Canadian artist and photographer

Kelly Wood (born 1962) is a Canadian visual artist and photographer from Toronto, Ontario. Wood’s artistic practice is primarily based in Vancouver, B.C. and London, Ontario.

== Education ==
Wood obtained a diploma from Emily Carr University of Art and Design in 1988 and an M.F.A. from the University of British Columbia in 1996. While studying at the University of British Columbia, Wood was advised by Vancouver School artists Jeff Wall and Ian Wallace.

== Career ==
Wood’s practice primarily focuses on photography from a feminist perspective and has been regarded for her vibrant "photographic maneuvers." In 1996, Wood had her first solo commercial exhibition at Catriona Jeffries Gallery.

Wood has been recognized for her exhibition the Continuous Garbage Project: 1998–2003, exhibited at the Morris and Helen Belkin Art Gallery and Catriona Jeffries Gallery. The project included photographs of transparent garbage bags taken over the course of five years. Through the exhibition, Wood explored labour, craft, and photography, with photographs "reminiscent of Man Ray’s photographs of the ‘dust breeding.’" Wood has written articles for Border Crossings, including a review of Stan Douglas’ work entitled "Still Supplementation: Stan Douglas’s Cuba Photographs." Wood is currently a professor at Western University in London, Ontario.

=== Artistic collaborations ===
In 2008, Wood collaborated with Polish artist Monika Grzymala on a site specific installation at Catriona Jefferies Gallery. The exhibition combined Gryzmala’s digital background with Wood’s photography to create an installation titled Binary Sound System. In 2013, Wood worked with Canadian artist Kelly Jazvac at Diaz Contemporary Gallery in Toronto on an exhibition titled, "Impel with Puffs." The exhibition combined Wood’s photographic work with Jazvac’s "salvaged vinyl [sculptures]." Wood has also exhibited with artists Myfanwy Macleod, Ron Terada, and Yoko Takashima.
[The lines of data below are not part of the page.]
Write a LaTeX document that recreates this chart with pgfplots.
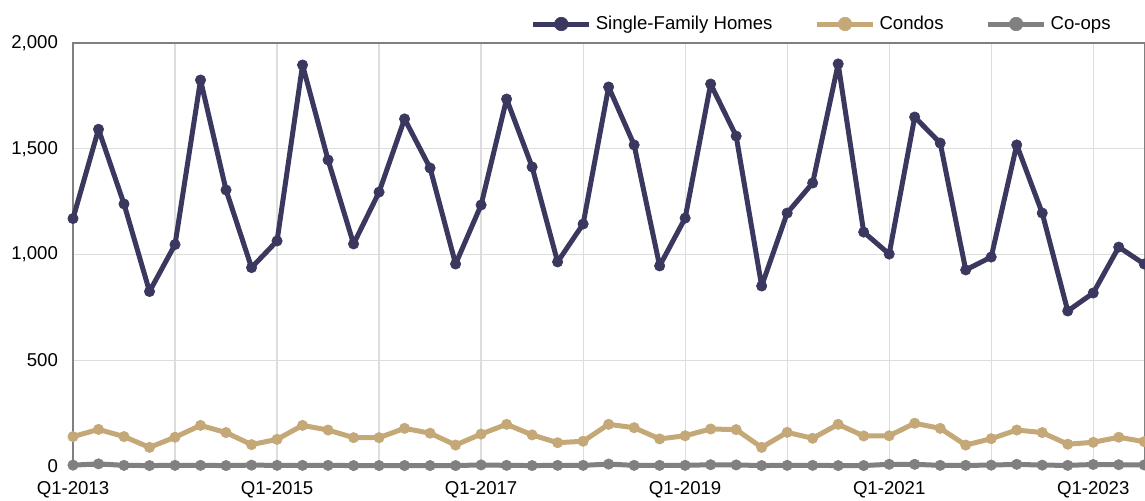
\documentclass[border=0pt]{standalone}
\usepackage{pgfplots}
\pgfplotsset{compat=1.18}
\usepackage{fontspec}
\setmainfont{Liberation Sans}
\definecolor{sfh}{HTML}{3A385E}
\definecolor{condo}{HTML}{C4A877}
\definecolor{coop}{HTML}{808080}
\definecolor{gridc}{HTML}{DDDDDD}
\begin{document}
\begin{tikzpicture}
\begin{axis}[
  at={(0,0)}, anchor=south west,
  scale only axis, width=536pt, height=211.5pt,
  xmin=0, xmax=42.03, ymin=0, ymax=2000,
  clip=false,
  font=\fontsize{9.3}{11}\selectfont,
  /pgf/number format/assume math mode=true,
  /pgf/number format/1000 sep={,},
  ytick={0,500,1000,1500,2000},
  xtick={0,4,...,40},
  xticklabels={Q1-2013,,Q1-2015,,Q1-2017,,Q1-2019,,Q1-2021,,Q1-2023},
  major tick length=0pt,
  grid=major, grid style={gridc, line width=0.6pt},
  axis line style={draw=gray, line width=0.7pt},
  yticklabel style={xshift=-4pt},
  xticklabel style={yshift=-4pt},
  every axis plot/.append style={line width=2.5pt, mark=*, line join=round},
  legend columns=3,
  legend style={at={(0.972,1.015)}, anchor=south east, draw=none, fill=none,
    font=\fontsize{9.3}{11}\selectfont, inner sep=0pt,
    /tikz/every even column/.append style={column sep=19pt}},
  legend cell align=left,
  legend image post style={mark options={scale=1.3, line width=0.3pt}},
  legend image code/.code={\draw[mark repeat=2,mark phase=2] plot coordinates {(0pt,0pt) (14pt,0pt) (28pt,0pt)};},
]
\addplot[color=sfh, mark size=2.6pt, mark options={fill=sfh, line width=0.3pt}] coordinates {
(0,1170) (1,1592) (2,1239) (3,825) (4,1047) (5,1825) (6,1305) (7,938) (8,1064) (9,1896)
(10,1447) (11,1050) (12,1295) (13,1641) (14,1409) (15,955) (16,1234) (17,1735) (18,1414) (19,965)
(20,1144) (21,1792) (22,1518) (23,946) (24,1172) (25,1806) (26,1560) (27,851) (28,1196) (29,1338)
(30,1901) (31,1106) (32,1002) (33,1650) (34,1527) (35,927) (36,988) (37,1518) (38,1196) (39,733)
(40,818) (41,1035) (42,955)
};
\addlegendentry{Single-Family Homes}
\addplot[color=condo, mark size=2.6pt, mark options={fill=condo, line width=0.3pt}] coordinates {
(0,139) (1,173) (2,139) (3,88) (4,136) (5,192) (6,158) (7,101) (8,126) (9,192)
(10,170) (11,134) (12,134) (13,178) (14,155) (15,99) (16,151) (17,197) (18,147) (19,110)
(20,117) (21,197) (22,181) (23,128) (24,143) (25,175) (26,172) (27,88) (28,159) (29,131)
(30,197) (31,142) (32,143) (33,202) (34,178) (35,99) (36,129) (37,170) (38,158) (39,103)
(40,112) (41,136) (42,115)
};
\addlegendentry{Condos}
\addplot[color=coop, mark size=2.6pt, mark options={fill=coop, line width=0.3pt}] coordinates {
(0,4) (1,10) (2,3) (3,2) (4,3) (5,3) (6,2) (7,4) (8,3) (9,3)
(10,3) (11,2) (12,2) (13,2) (14,2) (15,2) (16,5) (17,3) (18,2) (19,3)
(20,3) (21,9) (22,3) (23,3) (24,3) (25,6) (26,5) (27,2) (28,3) (29,3)
(30,2) (31,2) (32,8) (33,8) (34,3) (35,3) (36,4) (37,8) (38,4) (39,3)
(40,7) (41,6) (42,5)
};
\addlegendentry{Co-ops}
\end{axis}
\pgfresetboundingbox
\path (-36.5pt,-17.5pt) rectangle (536pt,233pt);
\end{tikzpicture}
\end{document}
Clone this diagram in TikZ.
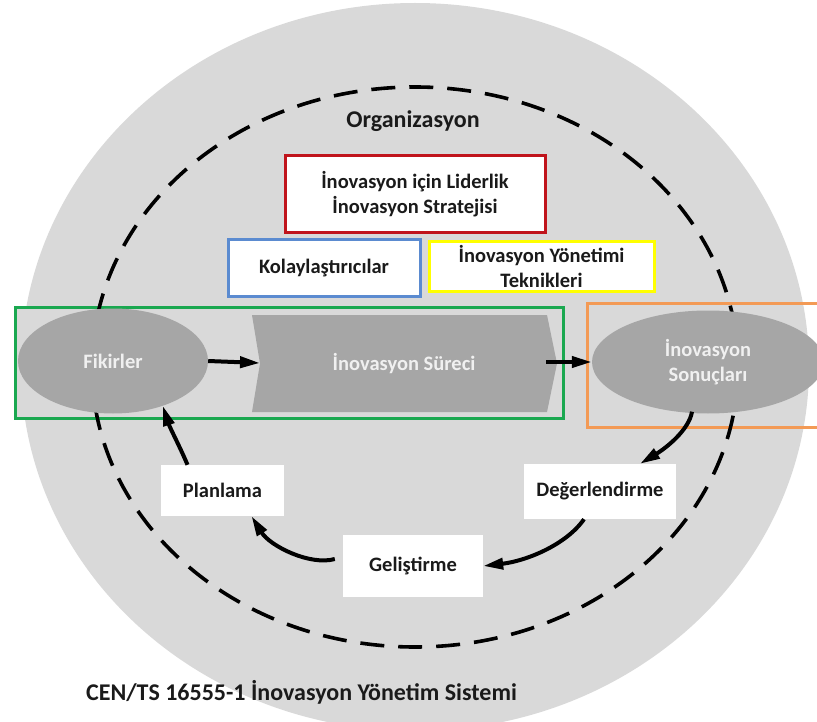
\documentclass[tikz,border=0pt]{standalone}
\usepackage{fontspec}
\setmainfont{Carlito}
\usetikzlibrary{shapes.geometric,arrows.meta}
\definecolor{bggray}{HTML}{D9D9D9}
\definecolor{midgray}{HTML}{A6A6A6}
\definecolor{lighttxt}{HTML}{F0F0F0}
\definecolor{txt}{HTML}{1A1A1A}
\definecolor{cred}{HTML}{C0141C}
\definecolor{cblue}{HTML}{5B8BD0}
\definecolor{cyellow}{HTML}{FFFF00}
\definecolor{cgreen}{HTML}{1AA850}
\definecolor{corange}{HTML}{F39A55}
\tikzset{
  base/.style={font=\bfseries\fontsize{20.5}{25}\selectfont, text=txt, align=center, inner sep=0pt},
  bigtxt/.style={font=\bfseries\fontsize{24}{28}\selectfont, text=txt, inner sep=0pt},
  grayell/.style={base, ellipse, fill=midgray, text=lighttxt},
  whitebox/.style={base, rectangle, fill=white},
  framebox/.style={base, rectangle, fill=white, draw=#1, line width=3pt},
  arr/.style={line width=4pt, -{Triangle[length=20pt,width=11pt]}},
}
\begin{document}
\begin{tikzpicture}[x=1pt,y=-1pt]
\useasboundingbox (0,0) rectangle (817,722);
\clip (0,0) rectangle (817,722);
% background circle
\fill[bggray] (415,367) ellipse [x radius=394pt, y radius=364pt];
% green and orange frames
\draw[cgreen, line width=3pt, fill=bggray] (15,307) rectangle (563,418);
\draw[corange, line width=3pt] (587,303) rectangle (830,427);
% dashed organisation boundary
\draw[line width=3.6pt, dash pattern=on 24pt off 14pt] (415,367) ellipse [x radius=323pt, y radius=280pt];
% title
\node[bigtxt] (org) at (413,121) {Organizasyon};
% top boxes
\node[framebox=cred, minimum width=260pt, minimum height=77pt] (lead) at (415,194.5) {İnovasyon için Liderlik\\İnovasyon Stratejisi};
\node[framebox=cblue, minimum width=192pt, minimum height=57pt] (kol) at (324,268.5) {Kolaylaştırıcılar};
\node[framebox=cyellow, minimum width=225pt, minimum height=50pt] (tek) at (541.5,267) {İnovasyon Yönetimi\\Teknikleri};
% process row
\node[grayell, minimum width=190pt, minimum height=105pt] (fik) at (113,361) {Fikirler};
\fill[midgray] (252,315) -- (547,315) -- (557,363.5) -- (547,412) -- (252,412) -- (260,363.5) -- cycle;
\coordinate (procin) at (260,363);
\coordinate (procout) at (546,362);
\node[base, text=lighttxt] (proc) at (404,364) {İnovasyon Süreci};
\node[grayell, minimum width=232pt, minimum height=103pt] (son) at (708,362) {İnovasyon\\Sonuçları};
% cycle boxes
\node[whitebox, minimum width=123pt, minimum height=51pt] (plan) at (222.5,490.5) {Planlama};
\node[whitebox, minimum width=152pt, minimum height=55pt] (deg) at (600,491.5) {Değerlendirme};
\node[whitebox, minimum width=140pt, minimum height=62pt] (gel) at (413,566) {Geliştirme};
% arrows
\draw[arr] (fik.east) -- (procin);
\draw[arr] (procout) -- (son.west);
\draw[arr] ([xshift=-16pt,yshift=2pt]son.south) .. controls (689,430) and (666,448) .. ([xshift=40pt]deg.north);
\draw[arr] ([xshift=-16pt]deg.south) .. controls (566,545) and (526,561) .. (gel.east);
\draw[arr] ([xshift=-8pt,yshift=7pt]gel.west) .. controls (310,566) and (270,546) .. ([xshift=29pt]plan.south);
\draw[arr] ([xshift=-35pt]plan.north) .. controls (180,447) and (170,428) .. (fik.-42);
% bottom caption
\node[bigtxt, anchor=west] (cap) at (86,692) {CEN/TS 16555-1 İnovasyon Yönetim Sistemi};
\end{tikzpicture}
\end{document}
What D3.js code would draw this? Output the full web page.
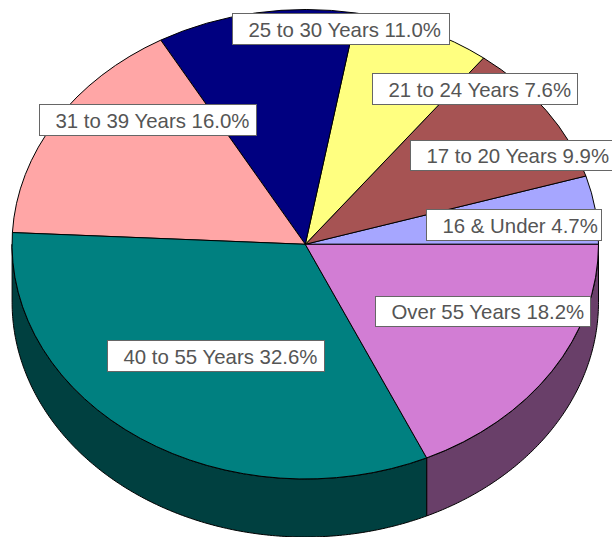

=== Selected exhibitions ===
- 2010 – Vancouver Art Gallery, Everything Everyday, Vancouver, BC
- 2008 – Catriona Jeffries Gallery, Kelly Wood / Monika Grzymala (curated by Jessie Caryl), Vancouver, British Columbia
- 2003 – Morris and Helen Art Belkin Gallery, The Continuous Garbage Project: 1998 – 2003, Vancouver, British Columbia
- 1999 – Art Gallery of Ontario, Waste Management, (curated by Christina Ritchie), Toronto, Ontario
- 1991 – Front Gallery, LURCH, Vancouver, British Columbia

=== Public collections ===
- Museum London, London, ON
- McIntosh Gallery, Western University, London, ON
- Vancouver Art Gallery, Vancouver, BC
- Art Gallery of Ontario, Toronto, ON
- Canadian Museum of Contemporary Photography, Ottawa, ON
- Museum of Contemporary Canadian Art, Toronto, ON
- The Canada Council Art Bank, Ottawa, ON

== Awards ==
In 2003 Wood won the annual Shadbolt Foundation VIVA Award, alongside artist Geoffrey Farmer.